Neural Radiance Fields (NeRF)

Differentiable volume Rendering will require a lot of storage. This is undesirable if we want to transmit this information over the network.

NeRF is one of the first techniques to model a 3D scene that requires less disk space and also captures the fine geometry and texture of complex scenes.

Challenge of View Synthesis

The challenge is to synthesize new views of a 3D scene using a small number of available 2D snapshots of the scene. The challenge is to construct complete information about the world given incomplete and noisy information.

## Radiance Fields Radiance is the intensity of a point in space when viewed in a particular direction. When capturing this information in RGB, the radiance will have three components corresponding to the colors Red, Green, and Blue.
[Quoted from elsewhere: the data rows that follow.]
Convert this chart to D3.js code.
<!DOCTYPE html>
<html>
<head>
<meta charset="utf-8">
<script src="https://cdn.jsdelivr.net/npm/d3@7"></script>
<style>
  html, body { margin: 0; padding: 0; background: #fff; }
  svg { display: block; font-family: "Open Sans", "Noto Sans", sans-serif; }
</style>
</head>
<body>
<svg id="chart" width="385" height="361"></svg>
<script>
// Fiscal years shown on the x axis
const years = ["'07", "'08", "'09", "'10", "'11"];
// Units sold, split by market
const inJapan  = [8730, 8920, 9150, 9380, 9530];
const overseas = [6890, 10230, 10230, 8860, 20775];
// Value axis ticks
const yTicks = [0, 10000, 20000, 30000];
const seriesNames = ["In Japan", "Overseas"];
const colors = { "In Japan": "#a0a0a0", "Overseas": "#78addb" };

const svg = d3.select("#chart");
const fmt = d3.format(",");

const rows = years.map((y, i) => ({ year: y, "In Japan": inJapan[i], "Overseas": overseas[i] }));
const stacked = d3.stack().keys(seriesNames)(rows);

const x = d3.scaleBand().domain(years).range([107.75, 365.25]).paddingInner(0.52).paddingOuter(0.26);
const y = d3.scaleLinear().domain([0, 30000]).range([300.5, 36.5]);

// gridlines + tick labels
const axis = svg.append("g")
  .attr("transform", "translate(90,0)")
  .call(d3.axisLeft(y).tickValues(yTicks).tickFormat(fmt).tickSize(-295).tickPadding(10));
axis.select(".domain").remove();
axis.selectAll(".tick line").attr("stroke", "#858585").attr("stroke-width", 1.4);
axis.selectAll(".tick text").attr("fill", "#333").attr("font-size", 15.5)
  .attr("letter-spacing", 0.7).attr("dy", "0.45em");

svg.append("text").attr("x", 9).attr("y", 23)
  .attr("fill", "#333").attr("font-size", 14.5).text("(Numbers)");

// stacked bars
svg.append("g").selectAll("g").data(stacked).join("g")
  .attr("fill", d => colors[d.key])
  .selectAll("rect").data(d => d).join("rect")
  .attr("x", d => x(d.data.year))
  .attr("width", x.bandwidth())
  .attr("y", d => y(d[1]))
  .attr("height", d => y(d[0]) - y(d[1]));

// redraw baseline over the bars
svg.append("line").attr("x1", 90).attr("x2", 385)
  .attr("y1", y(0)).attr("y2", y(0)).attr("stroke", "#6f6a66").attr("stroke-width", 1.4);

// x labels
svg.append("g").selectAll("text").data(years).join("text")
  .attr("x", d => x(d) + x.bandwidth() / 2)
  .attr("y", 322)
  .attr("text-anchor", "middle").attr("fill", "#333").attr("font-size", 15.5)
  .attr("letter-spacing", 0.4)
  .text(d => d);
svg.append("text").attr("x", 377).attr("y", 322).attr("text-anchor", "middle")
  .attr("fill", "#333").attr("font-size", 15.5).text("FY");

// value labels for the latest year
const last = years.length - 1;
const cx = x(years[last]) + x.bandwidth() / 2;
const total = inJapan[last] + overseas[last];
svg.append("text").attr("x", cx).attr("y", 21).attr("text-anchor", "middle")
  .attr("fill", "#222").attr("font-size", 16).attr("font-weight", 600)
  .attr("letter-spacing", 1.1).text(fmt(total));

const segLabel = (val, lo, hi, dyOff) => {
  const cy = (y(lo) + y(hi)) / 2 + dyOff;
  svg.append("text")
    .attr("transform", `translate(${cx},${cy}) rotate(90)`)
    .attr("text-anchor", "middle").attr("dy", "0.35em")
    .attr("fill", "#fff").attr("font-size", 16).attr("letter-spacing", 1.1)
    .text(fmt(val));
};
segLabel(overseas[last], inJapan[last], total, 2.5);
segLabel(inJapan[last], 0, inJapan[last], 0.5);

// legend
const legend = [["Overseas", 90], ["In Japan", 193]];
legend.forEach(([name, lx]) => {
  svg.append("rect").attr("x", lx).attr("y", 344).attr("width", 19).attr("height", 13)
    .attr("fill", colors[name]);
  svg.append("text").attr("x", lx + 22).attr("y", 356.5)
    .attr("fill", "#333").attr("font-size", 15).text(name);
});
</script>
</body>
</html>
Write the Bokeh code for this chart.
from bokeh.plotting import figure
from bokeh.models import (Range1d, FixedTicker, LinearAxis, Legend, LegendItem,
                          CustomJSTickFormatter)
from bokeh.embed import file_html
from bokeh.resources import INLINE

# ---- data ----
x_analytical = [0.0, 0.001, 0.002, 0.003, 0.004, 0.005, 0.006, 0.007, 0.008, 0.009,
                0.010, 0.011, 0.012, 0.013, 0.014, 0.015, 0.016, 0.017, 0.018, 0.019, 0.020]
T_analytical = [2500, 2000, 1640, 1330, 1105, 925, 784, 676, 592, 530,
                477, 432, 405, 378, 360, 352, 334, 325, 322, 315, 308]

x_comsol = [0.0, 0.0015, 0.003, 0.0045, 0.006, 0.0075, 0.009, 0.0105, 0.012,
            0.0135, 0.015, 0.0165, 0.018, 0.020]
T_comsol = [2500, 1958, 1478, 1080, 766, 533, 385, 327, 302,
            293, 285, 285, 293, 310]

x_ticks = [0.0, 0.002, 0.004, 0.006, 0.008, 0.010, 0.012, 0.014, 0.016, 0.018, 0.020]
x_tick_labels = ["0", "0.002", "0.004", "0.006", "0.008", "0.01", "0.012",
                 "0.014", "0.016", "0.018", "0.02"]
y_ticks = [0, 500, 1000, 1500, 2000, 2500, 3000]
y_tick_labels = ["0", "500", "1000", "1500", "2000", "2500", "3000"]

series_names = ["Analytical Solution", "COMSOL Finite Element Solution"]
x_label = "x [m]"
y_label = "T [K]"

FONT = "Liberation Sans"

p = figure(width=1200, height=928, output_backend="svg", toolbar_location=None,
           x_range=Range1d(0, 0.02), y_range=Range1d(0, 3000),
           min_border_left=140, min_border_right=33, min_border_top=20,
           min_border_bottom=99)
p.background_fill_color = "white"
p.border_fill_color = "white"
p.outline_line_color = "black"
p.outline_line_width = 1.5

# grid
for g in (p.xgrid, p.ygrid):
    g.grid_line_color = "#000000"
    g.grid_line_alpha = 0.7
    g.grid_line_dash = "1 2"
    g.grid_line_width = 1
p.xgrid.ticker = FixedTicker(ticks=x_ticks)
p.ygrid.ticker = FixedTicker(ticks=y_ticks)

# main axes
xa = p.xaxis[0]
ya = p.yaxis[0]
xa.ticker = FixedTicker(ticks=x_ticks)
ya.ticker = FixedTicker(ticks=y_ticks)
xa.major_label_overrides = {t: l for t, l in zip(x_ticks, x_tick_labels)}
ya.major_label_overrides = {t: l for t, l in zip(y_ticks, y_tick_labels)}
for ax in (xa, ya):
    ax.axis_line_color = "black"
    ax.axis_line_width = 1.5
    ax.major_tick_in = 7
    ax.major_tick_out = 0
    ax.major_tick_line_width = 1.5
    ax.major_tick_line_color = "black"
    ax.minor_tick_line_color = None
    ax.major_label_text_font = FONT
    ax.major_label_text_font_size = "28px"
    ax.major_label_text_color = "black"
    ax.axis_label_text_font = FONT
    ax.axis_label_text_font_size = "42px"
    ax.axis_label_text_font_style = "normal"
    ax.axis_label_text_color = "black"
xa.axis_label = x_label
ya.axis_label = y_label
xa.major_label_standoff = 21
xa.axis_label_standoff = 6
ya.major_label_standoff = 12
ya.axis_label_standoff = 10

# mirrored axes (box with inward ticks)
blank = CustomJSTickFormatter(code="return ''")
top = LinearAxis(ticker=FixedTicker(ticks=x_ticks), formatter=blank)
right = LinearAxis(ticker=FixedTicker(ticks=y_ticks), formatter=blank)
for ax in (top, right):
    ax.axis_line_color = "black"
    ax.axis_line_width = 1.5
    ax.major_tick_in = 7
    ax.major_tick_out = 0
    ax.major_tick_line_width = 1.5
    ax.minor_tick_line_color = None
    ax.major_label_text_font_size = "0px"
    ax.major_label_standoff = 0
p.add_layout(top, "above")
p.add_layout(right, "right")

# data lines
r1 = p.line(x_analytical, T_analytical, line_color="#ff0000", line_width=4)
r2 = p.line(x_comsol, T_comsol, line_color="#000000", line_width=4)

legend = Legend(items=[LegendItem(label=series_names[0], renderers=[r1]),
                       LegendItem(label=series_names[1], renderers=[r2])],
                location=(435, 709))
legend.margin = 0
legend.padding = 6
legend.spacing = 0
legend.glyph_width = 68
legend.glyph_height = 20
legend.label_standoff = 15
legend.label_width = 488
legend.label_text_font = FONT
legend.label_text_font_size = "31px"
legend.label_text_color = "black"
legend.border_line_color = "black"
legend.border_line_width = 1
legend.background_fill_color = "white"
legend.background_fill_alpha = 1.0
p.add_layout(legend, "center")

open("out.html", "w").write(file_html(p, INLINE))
The radiance of a point in space can depend on many factors, including the following:

Light sources illuminating that point
The existence of a surface (or volume density) that can reflect light at that point
The texture properties of the surface

Radiance (r,g,b) at a point (x,y,z) when viewed from certain viewing angles

If we know the radiance of all the points in a scene in all directions then it constitutes a radiance field.

Radiance fields with Neural Networks

NeRF uses a neural network to represent a volumetric scene function. This neural network takes a 5-dimensional input. These are the three spatial locations (x, y, z) and two viewing angles (θ, ∅). Its output is the volume density σ at (x, y, z) and the emitted color (r, g, b) of the point (x, y, z) when viewed from the viewing angle (θ, ∅).

The model therefore maps any point in the 3D scene and a viewing angle to the volume density and radiance at that point. You can then use this model to synthesize views by querying the 5D coordinates along camera rays and using the volume rendering technique to project the output colors and volume densities into an image.

A single NeRF model is optimized on a set of images from a single scene. Therefore, each model only knows the scene on which it is optimized. NeRF is optimized to generalize unseen viewpoints well for a particular scene.